TheMarketingblog

What Brands Need to Know About Virtual Reality

Virtual reality (VR) is all the rage. Premium publishers are jumping on the bandwagon to prepare. Google is working on a VR version of Chrome. US broadcaster NBC and Samsung offered viewers a new way to watch the 2016 Olympic Games with Samsung’s VR headset.  Some streaming services even already have dedicated apps, or “theatres,” where viewers can consume massive amounts of VR content—and other media powerhouses/ film studios including Live Nation, Vice Media, 21st Century Fox, and The Walt Disney Company are placing big bets on VR with large scale investments.

But when will brand spend move to VR, and what moves should marketers be thinking about making now?

Think beyond thirty seconds

One thing is for certain: 30-second spots will not be the most efficient way for brands to get on board. Instead, more branded entertainment with chunks of VR sponsored content will be on the horizon, and we’ll also start to see more seamless brand integrations within stories. VR is especially suited for the latter scenario because it allows viewers to choose how they see content. Brands could trigger engagement by allowing viewers to interact and zoom in—telescopically—to experience more in-depth branded content and then zoom back out to the main storyline.

This ‘next generation of interactive video’ may very well take branded entertainment to a whole new level with immersive storytelling. Imagine LG showcasing a new line of mobile devices in a video ad with hotspots. Viewers could engage by zooming into one of the phones to play with the device via a realistic, 360-degree model of the phone, even watch a video shot with that new device, thereby zooming into an entirely new storyline within the ad. VR is the quintessential medium for this type of captivating content, and brands that succeed to connect with consumers within this newfound VR world will dream up immersive experiences rather than try to work VR into an existing campaign.

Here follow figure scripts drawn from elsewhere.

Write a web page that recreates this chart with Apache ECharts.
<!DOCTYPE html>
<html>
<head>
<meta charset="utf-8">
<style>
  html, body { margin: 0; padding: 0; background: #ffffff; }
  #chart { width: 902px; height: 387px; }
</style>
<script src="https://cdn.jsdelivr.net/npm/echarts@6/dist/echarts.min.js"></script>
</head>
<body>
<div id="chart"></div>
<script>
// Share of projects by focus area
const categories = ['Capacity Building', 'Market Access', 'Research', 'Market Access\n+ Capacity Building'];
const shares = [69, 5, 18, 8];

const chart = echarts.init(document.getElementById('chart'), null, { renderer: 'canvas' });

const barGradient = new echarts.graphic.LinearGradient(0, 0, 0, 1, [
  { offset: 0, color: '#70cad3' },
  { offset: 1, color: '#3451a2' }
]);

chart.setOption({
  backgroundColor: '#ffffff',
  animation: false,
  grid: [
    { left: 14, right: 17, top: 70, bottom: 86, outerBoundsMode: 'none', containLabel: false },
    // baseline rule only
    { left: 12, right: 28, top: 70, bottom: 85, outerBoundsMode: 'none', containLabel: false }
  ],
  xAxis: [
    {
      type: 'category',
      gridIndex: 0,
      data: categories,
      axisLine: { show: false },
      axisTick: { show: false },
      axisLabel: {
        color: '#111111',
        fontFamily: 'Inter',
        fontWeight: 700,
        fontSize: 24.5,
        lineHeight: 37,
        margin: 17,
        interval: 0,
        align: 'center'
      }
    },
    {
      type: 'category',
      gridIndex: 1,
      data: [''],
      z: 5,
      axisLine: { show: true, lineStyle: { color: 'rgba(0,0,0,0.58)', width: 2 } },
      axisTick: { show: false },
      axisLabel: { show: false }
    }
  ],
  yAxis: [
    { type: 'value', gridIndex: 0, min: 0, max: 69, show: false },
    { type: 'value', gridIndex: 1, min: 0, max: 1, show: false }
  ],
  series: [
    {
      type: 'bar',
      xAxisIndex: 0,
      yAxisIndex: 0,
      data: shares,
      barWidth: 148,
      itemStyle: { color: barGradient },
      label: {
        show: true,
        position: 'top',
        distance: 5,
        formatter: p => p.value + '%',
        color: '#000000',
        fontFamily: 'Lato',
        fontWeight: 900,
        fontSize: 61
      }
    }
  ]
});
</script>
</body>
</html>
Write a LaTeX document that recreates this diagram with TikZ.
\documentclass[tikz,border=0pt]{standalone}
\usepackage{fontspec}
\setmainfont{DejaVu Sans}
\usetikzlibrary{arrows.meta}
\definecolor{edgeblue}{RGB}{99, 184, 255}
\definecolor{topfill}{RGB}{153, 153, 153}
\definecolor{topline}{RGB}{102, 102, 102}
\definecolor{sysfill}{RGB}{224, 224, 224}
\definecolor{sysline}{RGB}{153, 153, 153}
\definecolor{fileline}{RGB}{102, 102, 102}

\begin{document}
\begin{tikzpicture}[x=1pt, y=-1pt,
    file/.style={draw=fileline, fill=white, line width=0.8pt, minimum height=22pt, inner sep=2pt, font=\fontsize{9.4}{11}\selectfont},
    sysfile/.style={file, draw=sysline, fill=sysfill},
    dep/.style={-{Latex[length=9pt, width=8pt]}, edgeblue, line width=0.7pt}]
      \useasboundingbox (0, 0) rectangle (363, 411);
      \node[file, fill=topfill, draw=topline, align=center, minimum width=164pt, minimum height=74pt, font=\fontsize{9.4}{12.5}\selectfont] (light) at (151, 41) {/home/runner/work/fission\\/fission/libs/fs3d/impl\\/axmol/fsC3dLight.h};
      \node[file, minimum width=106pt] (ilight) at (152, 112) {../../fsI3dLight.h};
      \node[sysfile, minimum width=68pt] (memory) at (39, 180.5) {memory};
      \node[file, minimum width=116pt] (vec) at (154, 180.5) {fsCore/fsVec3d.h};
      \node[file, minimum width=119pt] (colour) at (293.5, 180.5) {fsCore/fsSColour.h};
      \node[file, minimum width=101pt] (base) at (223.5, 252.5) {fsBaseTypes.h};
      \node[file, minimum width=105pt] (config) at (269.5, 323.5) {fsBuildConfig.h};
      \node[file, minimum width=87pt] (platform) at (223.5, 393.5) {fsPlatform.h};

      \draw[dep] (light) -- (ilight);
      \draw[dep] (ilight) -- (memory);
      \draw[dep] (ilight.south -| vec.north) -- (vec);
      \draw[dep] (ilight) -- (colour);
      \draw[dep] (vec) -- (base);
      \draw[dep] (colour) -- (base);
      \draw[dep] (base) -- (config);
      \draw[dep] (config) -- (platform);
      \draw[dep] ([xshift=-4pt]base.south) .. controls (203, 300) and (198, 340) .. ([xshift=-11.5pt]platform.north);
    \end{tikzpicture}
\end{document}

Many brands are already tinkering in the branded VR entertainment game. Honda and Audi are fully producing short VR videos. While the traditional big spenders in storytelling—Hollywood studios—sit on the sidelines to experiment with VR, marketers are diving in head first to create immersive ‘bursts’ of content that will help boost a brand’s story. That’s a massive shift.

Everything is amplified

Virtual reality by definition intensifies the impression of reality. All of the viewer’s senses (and more) are heightened including sight, sound, and motion; content that delivers fully immersive experiences will be in high demand. Anything that makes the viewer feel as though they’re actually inside the video—from sitting behind the goal at a football match to watching a lecture from the front row of a classroom—will capture interest. In theory, the more a viewer perceives that they are physically present in a certain situation, the more the experience may feel like a human memory once completed. Imagine how this could drive brand recall.

Fatigue from advertising within VR will also be amplified. The technologies that make interactive features possible for flat, internet-based online video are working well now but the experience could really come alive if and when it is developed with VR in mind. At the very least, tapping buttons in the VR world should be rewarded with more immersive content. Better yet, head tracking will signify engagement more than any other measured metric.

Yes, branded entertainment and VR are practically made for each other but the combination of branded entertainment, VR, and interactive video (including everything we can now do plus all its rising possibilities) will transcend into marketing success beyond any marketer’s wildest dreams. The key for marketers will be to focus heavily on creating the best user experience possible.

VR will go native

Even if marketers create amazing VR content, we still have a fundamental discovery problem. At the moment, users need to download several different apps within their VR gear to see virtual reality content. For brands, this makes zero sense. Instead, VR content will likely go the native route and appear as playlists within publishing infrastructures. For example, audiences visiting Sky Sports online may someday soon see a dedicated menu option or channel with extreme sports VR content from brands like GoPro or Red Bull. Some of this content may be original while other videos will be sponsored.

As the VR content viewing experience improves, monetisation tactics will most certainly follow. Marketers will either support an ad-free SVOD subscription model, a la Netflix, or an AVOD (ad supported video on demand) strategy, or both. Copying and pasting the way video content is monetised on desktop will definitely not work.

This is just the beginning for VR. Technology is improving every day and monetisation is right around the corner. As publishers and media giants prime the pump, marketers need to start thinking about how they can best reward viewers for paying attention.